■ Exercise:
Quote exactly the lines from the line containing "Reproduce this diagram with TikZ." to the line containing "(0,0) rectangle (792,404);", both lines included, please, and nothing more.

--- Begin ---

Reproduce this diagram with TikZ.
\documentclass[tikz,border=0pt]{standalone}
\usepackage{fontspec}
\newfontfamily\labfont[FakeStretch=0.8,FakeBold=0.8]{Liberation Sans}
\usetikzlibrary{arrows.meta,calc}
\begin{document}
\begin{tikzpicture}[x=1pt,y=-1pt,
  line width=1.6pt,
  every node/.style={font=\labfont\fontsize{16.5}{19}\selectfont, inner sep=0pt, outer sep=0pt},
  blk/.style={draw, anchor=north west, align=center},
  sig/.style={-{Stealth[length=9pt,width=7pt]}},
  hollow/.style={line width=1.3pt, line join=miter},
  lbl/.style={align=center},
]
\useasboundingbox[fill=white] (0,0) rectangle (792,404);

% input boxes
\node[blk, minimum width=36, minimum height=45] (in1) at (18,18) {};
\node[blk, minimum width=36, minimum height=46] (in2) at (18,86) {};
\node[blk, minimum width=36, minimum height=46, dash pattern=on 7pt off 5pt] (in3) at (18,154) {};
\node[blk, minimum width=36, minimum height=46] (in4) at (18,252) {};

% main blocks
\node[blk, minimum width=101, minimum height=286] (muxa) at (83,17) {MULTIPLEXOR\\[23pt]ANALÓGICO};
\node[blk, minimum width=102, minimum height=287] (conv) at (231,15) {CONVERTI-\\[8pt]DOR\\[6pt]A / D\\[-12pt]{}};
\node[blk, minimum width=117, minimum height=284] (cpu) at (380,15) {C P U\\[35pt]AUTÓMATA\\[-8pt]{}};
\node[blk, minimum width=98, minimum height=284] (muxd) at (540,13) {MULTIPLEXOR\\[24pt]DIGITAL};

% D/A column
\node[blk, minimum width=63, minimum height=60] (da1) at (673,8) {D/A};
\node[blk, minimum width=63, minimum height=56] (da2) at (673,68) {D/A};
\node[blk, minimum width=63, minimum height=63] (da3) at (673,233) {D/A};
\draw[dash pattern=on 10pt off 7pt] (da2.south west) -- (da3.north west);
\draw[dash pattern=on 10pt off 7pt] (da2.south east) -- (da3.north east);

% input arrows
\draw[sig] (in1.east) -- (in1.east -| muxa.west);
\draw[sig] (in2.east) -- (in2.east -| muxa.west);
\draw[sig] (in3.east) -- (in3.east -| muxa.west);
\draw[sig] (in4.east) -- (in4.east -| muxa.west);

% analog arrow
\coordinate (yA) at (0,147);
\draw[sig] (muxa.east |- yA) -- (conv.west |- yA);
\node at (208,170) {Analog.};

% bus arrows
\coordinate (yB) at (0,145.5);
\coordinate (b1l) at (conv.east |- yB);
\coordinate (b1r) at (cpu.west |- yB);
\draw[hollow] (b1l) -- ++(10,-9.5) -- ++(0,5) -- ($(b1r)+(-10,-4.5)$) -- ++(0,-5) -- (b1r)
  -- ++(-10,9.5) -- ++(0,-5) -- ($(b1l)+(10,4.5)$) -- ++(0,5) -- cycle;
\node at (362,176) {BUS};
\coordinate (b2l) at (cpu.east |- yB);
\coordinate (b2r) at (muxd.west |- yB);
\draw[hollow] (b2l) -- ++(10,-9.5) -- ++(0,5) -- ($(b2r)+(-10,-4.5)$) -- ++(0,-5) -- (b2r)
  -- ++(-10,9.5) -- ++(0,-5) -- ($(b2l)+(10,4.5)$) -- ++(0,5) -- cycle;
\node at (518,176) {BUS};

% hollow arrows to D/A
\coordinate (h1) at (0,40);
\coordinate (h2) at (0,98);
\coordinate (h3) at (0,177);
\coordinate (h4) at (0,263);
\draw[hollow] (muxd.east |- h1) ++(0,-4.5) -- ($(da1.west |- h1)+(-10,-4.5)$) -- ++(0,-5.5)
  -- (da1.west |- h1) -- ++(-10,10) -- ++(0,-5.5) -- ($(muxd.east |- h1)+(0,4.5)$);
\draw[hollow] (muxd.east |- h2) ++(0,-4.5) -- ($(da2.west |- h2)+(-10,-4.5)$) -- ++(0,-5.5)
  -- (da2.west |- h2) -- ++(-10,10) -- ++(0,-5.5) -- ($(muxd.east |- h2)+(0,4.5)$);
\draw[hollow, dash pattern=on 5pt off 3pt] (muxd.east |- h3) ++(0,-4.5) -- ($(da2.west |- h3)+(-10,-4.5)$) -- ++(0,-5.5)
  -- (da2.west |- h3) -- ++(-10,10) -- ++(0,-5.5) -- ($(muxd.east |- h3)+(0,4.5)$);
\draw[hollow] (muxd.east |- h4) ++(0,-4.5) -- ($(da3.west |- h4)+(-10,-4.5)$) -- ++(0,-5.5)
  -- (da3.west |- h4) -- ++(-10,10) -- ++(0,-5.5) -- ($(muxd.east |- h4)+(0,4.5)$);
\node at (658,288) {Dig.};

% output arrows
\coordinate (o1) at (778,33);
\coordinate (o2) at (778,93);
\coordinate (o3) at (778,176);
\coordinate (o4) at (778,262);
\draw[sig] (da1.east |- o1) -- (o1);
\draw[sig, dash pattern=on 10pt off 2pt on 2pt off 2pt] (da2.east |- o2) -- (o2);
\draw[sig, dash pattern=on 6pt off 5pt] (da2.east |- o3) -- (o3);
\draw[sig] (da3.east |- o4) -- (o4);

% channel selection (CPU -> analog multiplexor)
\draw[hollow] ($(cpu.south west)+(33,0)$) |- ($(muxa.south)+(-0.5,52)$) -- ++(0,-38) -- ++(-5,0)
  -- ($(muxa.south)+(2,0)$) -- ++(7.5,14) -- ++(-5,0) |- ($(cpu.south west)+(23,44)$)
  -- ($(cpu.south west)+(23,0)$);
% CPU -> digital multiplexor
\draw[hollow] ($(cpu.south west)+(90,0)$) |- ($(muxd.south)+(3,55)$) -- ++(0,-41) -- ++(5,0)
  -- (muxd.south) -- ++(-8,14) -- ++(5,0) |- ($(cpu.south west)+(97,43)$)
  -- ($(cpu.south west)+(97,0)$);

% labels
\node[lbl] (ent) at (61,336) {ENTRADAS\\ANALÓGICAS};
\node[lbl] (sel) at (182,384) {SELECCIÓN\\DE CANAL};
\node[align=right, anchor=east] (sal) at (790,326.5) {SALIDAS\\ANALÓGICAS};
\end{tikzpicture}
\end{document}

--- End ---
--- Begin ---

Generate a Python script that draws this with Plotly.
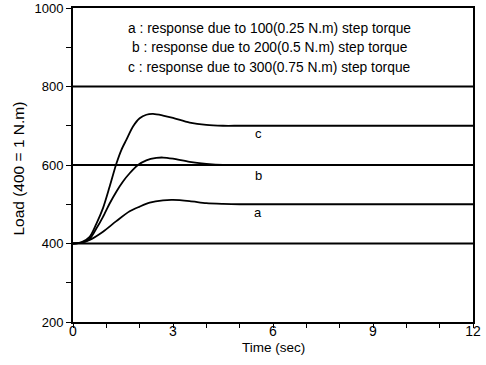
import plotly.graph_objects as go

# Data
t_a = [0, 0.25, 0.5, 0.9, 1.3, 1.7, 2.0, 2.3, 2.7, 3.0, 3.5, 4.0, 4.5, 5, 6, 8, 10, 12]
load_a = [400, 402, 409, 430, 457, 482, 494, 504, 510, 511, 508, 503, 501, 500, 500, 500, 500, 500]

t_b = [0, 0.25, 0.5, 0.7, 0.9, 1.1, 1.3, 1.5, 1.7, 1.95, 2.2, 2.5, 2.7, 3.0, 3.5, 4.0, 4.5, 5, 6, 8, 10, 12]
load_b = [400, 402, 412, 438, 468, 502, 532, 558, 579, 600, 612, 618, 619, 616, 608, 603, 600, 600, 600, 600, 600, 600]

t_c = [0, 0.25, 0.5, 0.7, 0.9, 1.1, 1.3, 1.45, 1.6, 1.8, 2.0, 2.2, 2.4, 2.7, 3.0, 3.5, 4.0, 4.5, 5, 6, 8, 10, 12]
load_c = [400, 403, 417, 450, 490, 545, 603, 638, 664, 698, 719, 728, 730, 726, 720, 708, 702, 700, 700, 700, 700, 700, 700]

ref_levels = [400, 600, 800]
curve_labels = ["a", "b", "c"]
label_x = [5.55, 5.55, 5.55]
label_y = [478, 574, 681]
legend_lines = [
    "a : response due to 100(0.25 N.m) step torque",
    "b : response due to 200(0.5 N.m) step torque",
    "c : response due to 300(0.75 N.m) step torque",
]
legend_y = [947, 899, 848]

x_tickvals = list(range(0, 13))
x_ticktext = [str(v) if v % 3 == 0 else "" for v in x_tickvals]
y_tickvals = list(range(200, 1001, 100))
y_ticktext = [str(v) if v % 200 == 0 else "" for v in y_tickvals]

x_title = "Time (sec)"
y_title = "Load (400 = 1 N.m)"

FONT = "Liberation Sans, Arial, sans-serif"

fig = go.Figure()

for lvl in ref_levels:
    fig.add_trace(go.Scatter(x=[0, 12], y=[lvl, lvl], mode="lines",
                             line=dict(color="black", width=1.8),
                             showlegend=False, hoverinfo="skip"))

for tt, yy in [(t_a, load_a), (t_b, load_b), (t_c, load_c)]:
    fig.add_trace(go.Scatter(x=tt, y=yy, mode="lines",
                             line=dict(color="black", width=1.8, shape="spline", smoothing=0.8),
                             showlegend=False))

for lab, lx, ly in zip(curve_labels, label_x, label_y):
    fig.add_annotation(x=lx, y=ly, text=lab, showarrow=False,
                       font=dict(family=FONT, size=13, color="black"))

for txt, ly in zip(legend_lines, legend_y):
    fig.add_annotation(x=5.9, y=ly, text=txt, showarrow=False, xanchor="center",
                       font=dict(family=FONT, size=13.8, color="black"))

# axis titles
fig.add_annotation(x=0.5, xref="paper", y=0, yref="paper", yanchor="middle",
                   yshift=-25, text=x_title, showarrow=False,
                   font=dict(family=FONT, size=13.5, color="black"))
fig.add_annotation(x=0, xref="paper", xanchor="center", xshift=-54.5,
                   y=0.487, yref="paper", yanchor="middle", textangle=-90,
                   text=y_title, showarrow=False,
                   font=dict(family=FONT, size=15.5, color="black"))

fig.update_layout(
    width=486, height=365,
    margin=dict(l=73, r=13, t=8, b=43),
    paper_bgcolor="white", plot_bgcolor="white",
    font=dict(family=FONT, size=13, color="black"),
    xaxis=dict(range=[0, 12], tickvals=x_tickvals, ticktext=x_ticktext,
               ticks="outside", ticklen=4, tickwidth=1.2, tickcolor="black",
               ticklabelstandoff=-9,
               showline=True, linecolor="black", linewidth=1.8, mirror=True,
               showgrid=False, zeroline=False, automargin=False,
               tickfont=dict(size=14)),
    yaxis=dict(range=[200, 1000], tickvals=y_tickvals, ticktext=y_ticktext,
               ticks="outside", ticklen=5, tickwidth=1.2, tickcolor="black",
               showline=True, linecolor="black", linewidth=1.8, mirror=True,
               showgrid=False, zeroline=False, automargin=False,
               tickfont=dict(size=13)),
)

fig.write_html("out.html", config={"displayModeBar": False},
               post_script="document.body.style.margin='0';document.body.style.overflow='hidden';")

--- End ---

■ Exercise solution:
Reproduce this diagram with TikZ.
\documentclass[tikz,border=0pt]{standalone}
\usepackage{fontspec}
\newfontfamily\labfont[FakeStretch=0.8,FakeBold=0.8]{Liberation Sans}
\usetikzlibrary{arrows.meta,calc}
\begin{document}
\begin{tikzpicture}[x=1pt,y=-1pt,
  line width=1.6pt,
  every node/.style={font=\labfont\fontsize{16.5}{19}\selectfont, inner sep=0pt, outer sep=0pt},
  blk/.style={draw, anchor=north west, align=center},
  sig/.style={-{Stealth[length=9pt,width=7pt]}},
  hollow/.style={line width=1.3pt, line join=miter},
  lbl/.style={align=center},
]
\useasboundingbox[fill=white] (0,0) rectangle (792,404);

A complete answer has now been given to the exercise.